A paper on the challenges of reversing and revising the LSJ
so that an English to Ancient Greek version can be produced and imported in LSJ.gr
. The paper was presented at the 12th Conference “Hellenic Language and Terminology”. Download the presentation
Liddell-Scott-Jones (LSJ) is a standard lexicographical work of the Ancient Greek language available online in a number of different incarnations. Its directionality is from Ancient Greek to English. What if one wants to search from English to Ancient Greek? The Perseus Project, a seminal and authoritative electronic source, provides a functionality whereby a reverse search is possible, based on a simple term-to-translation(s) logic, devoid of any further processing.
The above approach is a far cry from being satisfactory and is subject to a number of pitfalls which this paper aims to explore and provide a framework for their remediation on a linguistic and computational level. Some of the types of issues identified:
1. Missing term elements (“commander of a” for “τελάρχης”)
2. Missing Greek-derived equivalents (no “cephalalgia” in “κεφαλαλγία” and no “pankration” in “παγκράτιον”)
3. Use of Greek as part of the translation (for example “παρανυμφεύω” rendered as “act as παράνυμφος”)
4. Use of anaphora (“σκοτωματικός” as “causing dizziness | suffering from it”)
5. Use of Latin instead of English, especially for taboo words (“crepitus ventris” for “ἔριθος”)
6. Use of old English (“shew” instead of “show”, “connexion” instead of “connection”)
7. Use of dash inbetween words (“to-morrow”)
8. Abbreviated forms of the headword in phrases resulting in inflectional ambiguity (“κλυτὰ δ. βένθεσι λίμνης”)
9. Incomplete example phrases with mid-phrase ellipsis (“τὸ ὕδωρ… αὐ. μὲν οὔκ ἐστι”)
10. Typos and linguistic errors (“ἐντονία” instead of “εὐτονία”)

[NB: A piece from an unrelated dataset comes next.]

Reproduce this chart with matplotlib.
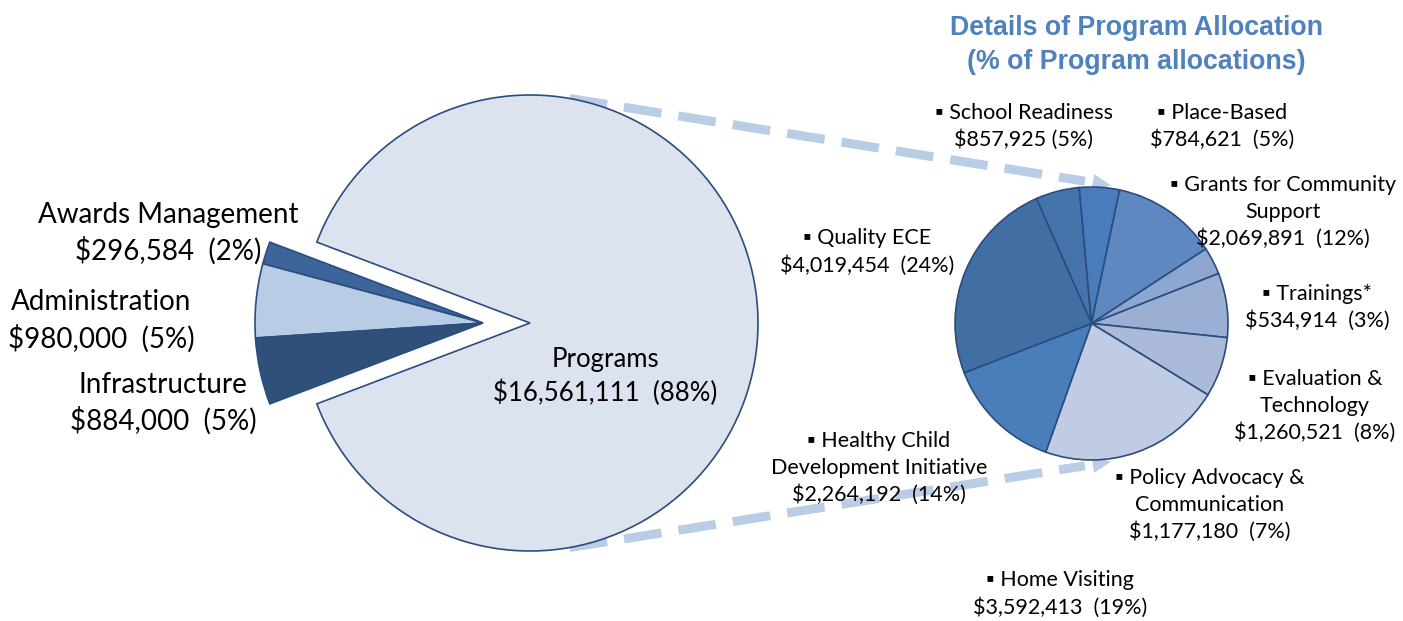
import matplotlib
matplotlib.use("Agg")
import matplotlib.pyplot as plt
import numpy as np

plt.rcParams['font.family'] = ['Lato', 'DejaVu Sans']

# main pie: total budget
main_labels = ["Programs", "Awards Management", "Administration", "Infrastructure"]
main_values = [16561111, 296584, 980000, 884000]
main_pcts = ["88%", "2%", "5%", "5%"]
main_colors = ["#DCE3EF", "#3D659B", "#B8CCE5", "#2F5179"]

# detail pie: program allocation
prog_labels = ["School Readiness", "Place-Based", "Grants for Community\nSupport",
               "Trainings*", "Evaluation &\nTechnology", "Policy Advocacy &\nCommunication",
               "Home Visiting", "Healthy Child\nDevelopment Initiative", "Quality ECE"]
prog_values = [857925, 784621, 2069891, 534914, 1260521, 1177180, 3592413, 2264192, 4019454]
prog_pcts = ["5%", "5%", "12%", "3%", "8%", "7%", "19%", "14%", "24%"]
prog_colors = ["#4573AB", "#4A7CBB", "#5F88C1", "#8EA7D0", "#9AAFD3",
               "#AABAD8", "#C0CCE3", "#4A7EBB", "#416EA3"]

W, H = 1403, 621
edge = "#2A4D80"
link = "#B9CDE5"

fig = plt.figure(figsize=(W / 100, H / 100), dpi=100)
ax = fig.add_axes([0, 0, 1, 1])

# big pie, gap facing left
c1 = (530, H - 323)
r1 = 228
shift = 47
prog_deg = main_values[0] / sum(main_values) * 360
w1, _ = ax.pie(main_values, center=c1, radius=r1, startangle=-prog_deg / 2,
               colors=main_colors, wedgeprops=dict(edgecolor=edge, linewidth=1.2))
for w in w1[1:]:
    w.set_center((c1[0] - shift, c1[1]))

# detail pie
c2 = (1091.5, H - 323.5)
r2 = 136.5
w2, _ = ax.pie(prog_values, center=c2, radius=r2, startangle=113.8, counterclock=False,
               colors=prog_colors, wedgeprops=dict(edgecolor=edge, linewidth=1.2))

# dashed connectors behind the pies
for a1, a2 in [(80, 82), (-80, -82)]:
    p1 = (c1[0] + r1 * np.cos(np.radians(a1)), c1[1] + r1 * np.sin(np.radians(a1)))
    p2 = (c2[0] + (r2 + 3) * np.cos(np.radians(a2)), c2[1] + (r2 + 3) * np.sin(np.radians(a2)))
    pm = (p2[0] - 26, p1[1] + (p2[1] - p1[1]) * (p2[0] - 26 - p1[0]) / (p2[0] - p1[0]))
    ax.plot([p1[0], pm[0]], [p1[1], pm[1]], color=link, lw=6.5, dashes=(4.2, 1.9),
            solid_capstyle='butt', dash_capstyle='butt', zorder=0)
    ax.annotate("", xy=p2, xytext=pm, zorder=0,
                arrowprops=dict(arrowstyle="-|>,head_length=1.3,head_width=0.6",
                                color=link, lw=0.1, shrinkA=0, shrinkB=0))

def money(v):
    return "${:,}".format(v)

# left labels
big_pos = [(605, 377), (168, 233.5), (101, 321), (163, 403.5)]
for i, (x, y) in enumerate(big_pos):
    fs = 18.5 if i == 0 else 20
    ls = 1.35 if i == 0 else 1.38
    ax.text(x, H - y, main_labels[i] + "\n" + money(main_values[i]) + "  (" + main_pcts[i] + ")",
            ha="center", va="center", fontsize=fs, linespacing=ls, color="black")

# detail labels
det_pos = [(1024, 126.5), (1222, 126.5), (1283, 212), (1317, 307.5), (1315, 406),
           (1210, 505), (1060, 594), (879, 468), (867, 252)]
for i, (x, y) in enumerate(det_pos):
    sep = " (" if i == 0 else "  ("
    ax.text(x, H - y, "\u25aa " + prog_labels[i] + "\n" + money(prog_values[i]) + sep + prog_pcts[i] + ")",
            ha="center", va="center", fontsize=15.5, linespacing=1.41, color="black")

ax.text(1136, H - 45, "Details of Program Allocation\n(% of Program allocations)",
        ha="center", va="center", fontsize=19.3, fontweight="bold", color="#4F81BD",
        family="Liberation Sans", linespacing=1.38)

ax.set_xlim(0, W)
ax.set_ylim(0, H)
ax.set_aspect("equal")
ax.axis("off")
fig.savefig("out.png", dpi=100)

A script was created to extract the term/translation equivalents from the xml file. Phase I consisted of a) analysis of the output in Ancient Greek to English format b) identification and categorization of the issues and c) a plan for their remediation. Phase II was an analysis and further revision of the reversed material. Phase III was preparation and publication of the output in wiki format as an interactive supplemental resource to LSJ proper.